Copy only the lines from the one containing "Recreate this image" through the final line of the records below, exactly as written, with no pictures.

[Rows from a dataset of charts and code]
########

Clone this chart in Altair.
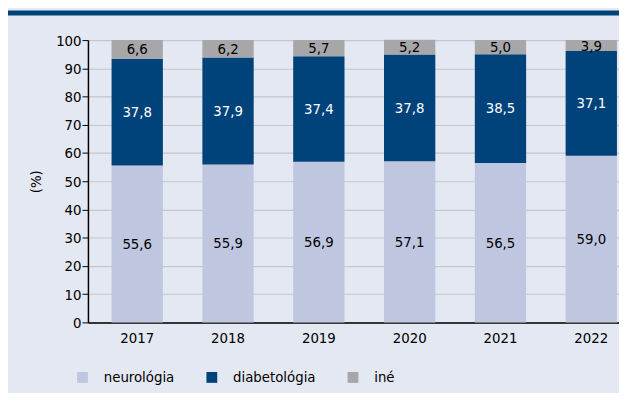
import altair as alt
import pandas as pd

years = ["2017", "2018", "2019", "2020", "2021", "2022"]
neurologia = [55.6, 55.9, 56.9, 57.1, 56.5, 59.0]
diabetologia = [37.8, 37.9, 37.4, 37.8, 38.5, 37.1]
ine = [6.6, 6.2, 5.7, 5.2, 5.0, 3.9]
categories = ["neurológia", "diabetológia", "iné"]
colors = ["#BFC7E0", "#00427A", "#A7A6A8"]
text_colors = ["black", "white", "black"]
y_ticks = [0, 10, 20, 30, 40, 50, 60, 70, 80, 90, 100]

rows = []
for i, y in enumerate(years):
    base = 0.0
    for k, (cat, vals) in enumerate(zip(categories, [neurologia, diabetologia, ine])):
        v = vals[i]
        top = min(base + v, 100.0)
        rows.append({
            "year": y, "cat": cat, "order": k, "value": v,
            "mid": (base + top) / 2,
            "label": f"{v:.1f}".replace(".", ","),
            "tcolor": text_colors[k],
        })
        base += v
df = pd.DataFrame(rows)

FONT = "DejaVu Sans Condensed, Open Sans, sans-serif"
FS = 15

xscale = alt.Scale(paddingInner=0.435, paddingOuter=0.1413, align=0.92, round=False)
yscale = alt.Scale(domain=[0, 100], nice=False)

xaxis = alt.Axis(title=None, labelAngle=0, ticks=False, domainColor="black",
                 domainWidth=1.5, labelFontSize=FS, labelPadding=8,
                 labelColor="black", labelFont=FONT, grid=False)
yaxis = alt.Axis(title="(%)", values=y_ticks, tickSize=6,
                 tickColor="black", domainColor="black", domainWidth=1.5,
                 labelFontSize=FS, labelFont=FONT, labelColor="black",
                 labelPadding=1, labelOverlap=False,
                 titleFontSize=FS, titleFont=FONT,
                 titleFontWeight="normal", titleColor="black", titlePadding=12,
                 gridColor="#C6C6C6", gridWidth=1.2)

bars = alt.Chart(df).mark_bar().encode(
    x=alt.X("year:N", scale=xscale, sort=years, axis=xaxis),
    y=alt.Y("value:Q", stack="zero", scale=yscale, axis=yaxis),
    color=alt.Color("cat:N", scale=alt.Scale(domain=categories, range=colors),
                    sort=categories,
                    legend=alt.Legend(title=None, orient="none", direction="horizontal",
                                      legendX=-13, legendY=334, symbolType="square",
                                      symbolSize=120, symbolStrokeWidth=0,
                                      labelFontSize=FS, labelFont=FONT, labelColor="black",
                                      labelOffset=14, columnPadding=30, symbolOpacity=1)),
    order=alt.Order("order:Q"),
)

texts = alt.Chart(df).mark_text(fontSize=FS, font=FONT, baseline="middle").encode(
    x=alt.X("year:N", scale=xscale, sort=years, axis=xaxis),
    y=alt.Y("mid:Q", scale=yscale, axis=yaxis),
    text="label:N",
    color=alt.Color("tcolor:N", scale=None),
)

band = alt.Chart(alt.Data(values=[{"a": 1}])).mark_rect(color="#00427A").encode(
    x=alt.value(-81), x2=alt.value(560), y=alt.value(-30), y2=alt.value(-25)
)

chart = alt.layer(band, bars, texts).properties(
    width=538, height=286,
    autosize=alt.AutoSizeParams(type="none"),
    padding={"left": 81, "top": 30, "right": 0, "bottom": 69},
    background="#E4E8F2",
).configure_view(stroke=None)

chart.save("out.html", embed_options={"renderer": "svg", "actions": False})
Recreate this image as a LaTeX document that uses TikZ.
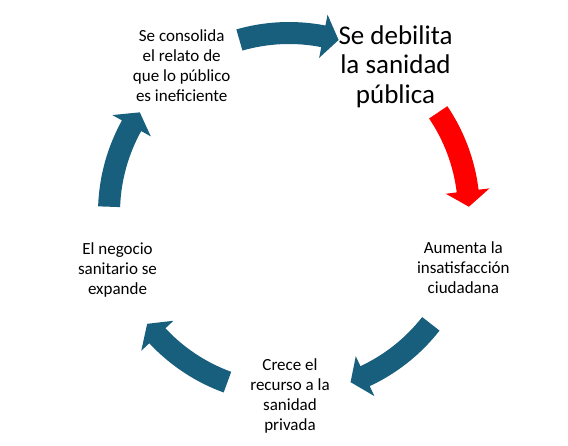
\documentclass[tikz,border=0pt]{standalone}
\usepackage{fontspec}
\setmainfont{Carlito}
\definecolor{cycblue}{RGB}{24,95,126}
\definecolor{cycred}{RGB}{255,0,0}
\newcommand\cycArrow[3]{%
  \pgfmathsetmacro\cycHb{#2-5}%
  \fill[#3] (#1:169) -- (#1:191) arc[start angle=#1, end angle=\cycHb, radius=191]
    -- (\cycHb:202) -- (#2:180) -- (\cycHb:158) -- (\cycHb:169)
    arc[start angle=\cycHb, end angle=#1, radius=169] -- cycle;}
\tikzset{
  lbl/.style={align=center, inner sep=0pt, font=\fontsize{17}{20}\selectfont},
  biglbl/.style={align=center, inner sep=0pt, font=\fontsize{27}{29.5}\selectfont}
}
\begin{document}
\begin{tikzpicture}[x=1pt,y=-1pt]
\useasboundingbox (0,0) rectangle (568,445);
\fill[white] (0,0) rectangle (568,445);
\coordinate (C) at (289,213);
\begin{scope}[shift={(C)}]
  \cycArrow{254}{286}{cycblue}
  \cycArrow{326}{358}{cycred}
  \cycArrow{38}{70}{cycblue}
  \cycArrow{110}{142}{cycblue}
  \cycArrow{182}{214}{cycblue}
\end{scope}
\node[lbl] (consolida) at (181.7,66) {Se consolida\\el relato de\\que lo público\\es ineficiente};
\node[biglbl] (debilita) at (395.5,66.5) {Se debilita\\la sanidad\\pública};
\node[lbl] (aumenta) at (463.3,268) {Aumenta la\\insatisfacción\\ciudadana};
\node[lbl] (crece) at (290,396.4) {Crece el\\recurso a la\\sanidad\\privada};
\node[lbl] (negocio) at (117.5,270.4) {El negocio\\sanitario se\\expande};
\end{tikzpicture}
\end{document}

########

> Solution
Recreate this image as a LaTeX document that uses TikZ.
\documentclass[tikz,border=0pt]{standalone}
\usepackage{fontspec}
\setmainfont{Carlito}
\definecolor{cycblue}{RGB}{24,95,126}
\definecolor{cycred}{RGB}{255,0,0}
\newcommand\cycArrow[3]{%
  \pgfmathsetmacro\cycHb{#2-5}%
  \fill[#3] (#1:169) -- (#1:191) arc[start angle=#1, end angle=\cycHb, radius=191]
    -- (\cycHb:202) -- (#2:180) -- (\cycHb:158) -- (\cycHb:169)
    arc[start angle=\cycHb, end angle=#1, radius=169] -- cycle;}
\tikzset{
  lbl/.style={align=center, inner sep=0pt, font=\fontsize{17}{20}\selectfont},
  biglbl/.style={align=center, inner sep=0pt, font=\fontsize{27}{29.5}\selectfont}
}
\begin{document}
\begin{tikzpicture}[x=1pt,y=-1pt]
\useasboundingbox (0,0) rectangle (568,445);
\fill[white] (0,0) rectangle (568,445);
\coordinate (C) at (289,213);
\begin{scope}[shift={(C)}]
  \cycArrow{254}{286}{cycblue}
  \cycArrow{326}{358}{cycred}
  \cycArrow{38}{70}{cycblue}
  \cycArrow{110}{142}{cycblue}
  \cycArrow{182}{214}{cycblue}
\end{scope}
\node[lbl] (consolida) at (181.7,66) {Se consolida\\el relato de\\que lo público\\es ineficiente};
\node[biglbl] (debilita) at (395.5,66.5) {Se debilita\\la sanidad\\pública};
\node[lbl] (aumenta) at (463.3,268) {Aumenta la\\insatisfacción\\ciudadana};
\node[lbl] (crece) at (290,396.4) {Crece el\\recurso a la\\sanidad\\privada};
\node[lbl] (negocio) at (117.5,270.4) {El negocio\\sanitario se\\expande};
\end{tikzpicture}
\end{document}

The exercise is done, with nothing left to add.